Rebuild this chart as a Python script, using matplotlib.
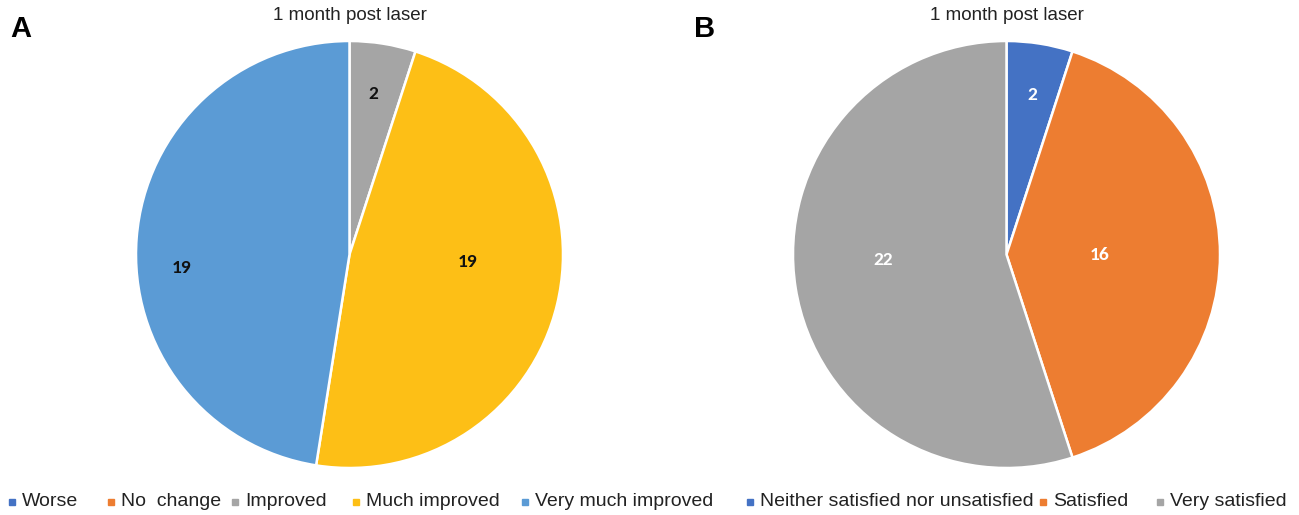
import matplotlib
matplotlib.use("Agg")
import matplotlib.pyplot as plt

plt.rcParams['font.family'] = ['Liberation Sans', 'DejaVu Sans']

# Panel A: change after treatment
a_categories = ["Worse", "No  change", "Improved", "Much improved", "Very much improved"]
a_counts = [0, 0, 2, 19, 19]
a_colors = ["#4472C4", "#ED7D31", "#A5A5A5", "#FDBF16", "#5B9BD5"]

# Panel B: patient satisfaction
b_categories = ["Neither satisfied nor unsatisfied", "Satisfied", "Very satisfied"]
b_counts = [2, 16, 22]
b_colors = ["#4472C4", "#ED7D31", "#A5A5A5"]

title_text = "1 month post laser"

W, H = 1299, 515
fig = plt.figure(figsize=(W / 100, H / 100), dpi=100)

R = 213.5  # pie radius in pixels


def px(x, y):
    # pixel position from the top-left corner -> figure fraction
    return x / W, 1 - y / H


def pie_axes(cx, cy):
    return fig.add_axes([(cx - R) / W, (H - cy - R) / H, 2 * R / W, 2 * R / H])


def draw_pie(ax, counts, colors, text_color, label_xy):
    vals = [v for v in counts if v > 0]
    cols = [c for v, c in zip(counts, colors) if v > 0]
    wedges, texts = ax.pie(vals, colors=cols, startangle=90, counterclock=False,
                           radius=1.0, labels=[str(v) for v in vals], labeldistance=0.6,
                           wedgeprops=dict(edgecolor="white", linewidth=1.8))
    for t, xy in zip(texts, label_xy):
        t.set_position(xy)
        t.set_ha("center")
        t.set_va("center")
        t.set_color(text_color)
        t.set_fontweight("bold")
        t.set_fontsize(14)
        t.set_family(["Carlito", "Liberation Sans", "DejaVu Sans"])
    ax.set_xlim(-1, 1)
    ax.set_ylim(-1, 1)
    ax.set_aspect("equal")
    ax.axis("off")


ax_a = pie_axes(349.5, 254.5)
draw_pie(ax_a, a_counts, a_colors, "#111111",
         [(0.11, 0.75), (0.555, -0.035), (-0.785, -0.063)])

ax_b = pie_axes(1006.5, 254.5)
draw_pie(ax_b, b_counts, b_colors, "white",
         [(0.119, 0.747), (0.438, -0.002), (-0.578, -0.026)])

# titles and panel letters
for cx in (349.5, 1006.5):
    fig.text(*px(cx, 15), title_text, ha="center", va="center", fontsize=13.5, color="#222222")
fig.text(*px(10, 29), "A", ha="left", va="center", fontsize=21, fontweight="bold")
fig.text(*px(694, 29), "B", ha="left", va="center", fontsize=21, fontweight="bold")

# legends: small coloured square followed by the category name
legend_y = 502
a_text_x = [22, 121, 245, 366, 535]
b_text_x = [760, 1053, 1170]


def draw_legend(labels, colors, text_x):
    for lab, col, x in zip(labels, colors, text_x):
        fig.lines.append(plt.Line2D([(x - 10) / W], [1 - legend_y / H], marker="s",
                                    markersize=5, linestyle="none", markerfacecolor=col,
                                    markeredgecolor=col, transform=fig.transFigure, figure=fig))
        fig.text(*px(x, legend_y), lab, ha="left", va="center", fontsize=14, color="#222222")


draw_legend(a_categories, a_colors, a_text_x)
draw_legend(b_categories, b_colors, b_text_x)

fig.savefig("out.png", dpi=100, facecolor="white")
···
§ BRIEF
Only lines belong in the copy: transcribe those from the start of the data through the line that contains "return fig.add_axes([(cx - R)", and skip the pictures.

§ RESPONSE TO THE TASK
Rebuild this chart as a Python script, using matplotlib.
import matplotlib
matplotlib.use("Agg")
import matplotlib.pyplot as plt

plt.rcParams['font.family'] = ['Liberation Sans', 'DejaVu Sans']

# Panel A: change after treatment
a_categories = ["Worse", "No  change", "Improved", "Much improved", "Very much improved"]
a_counts = [0, 0, 2, 19, 19]
a_colors = ["#4472C4", "#ED7D31", "#A5A5A5", "#FDBF16", "#5B9BD5"]

# Panel B: patient satisfaction
b_categories = ["Neither satisfied nor unsatisfied", "Satisfied", "Very satisfied"]
b_counts = [2, 16, 22]
b_colors = ["#4472C4", "#ED7D31", "#A5A5A5"]

title_text = "1 month post laser"

W, H = 1299, 515
fig = plt.figure(figsize=(W / 100, H / 100), dpi=100)

R = 213.5  # pie radius in pixels


def px(x, y):
    # pixel position from the top-left corner -> figure fraction
    return x / W, 1 - y / H


def pie_axes(cx, cy):
    return fig.add_axes([(cx - R) / W, (H - cy - R) / H, 2 * R / W, 2 * R / H])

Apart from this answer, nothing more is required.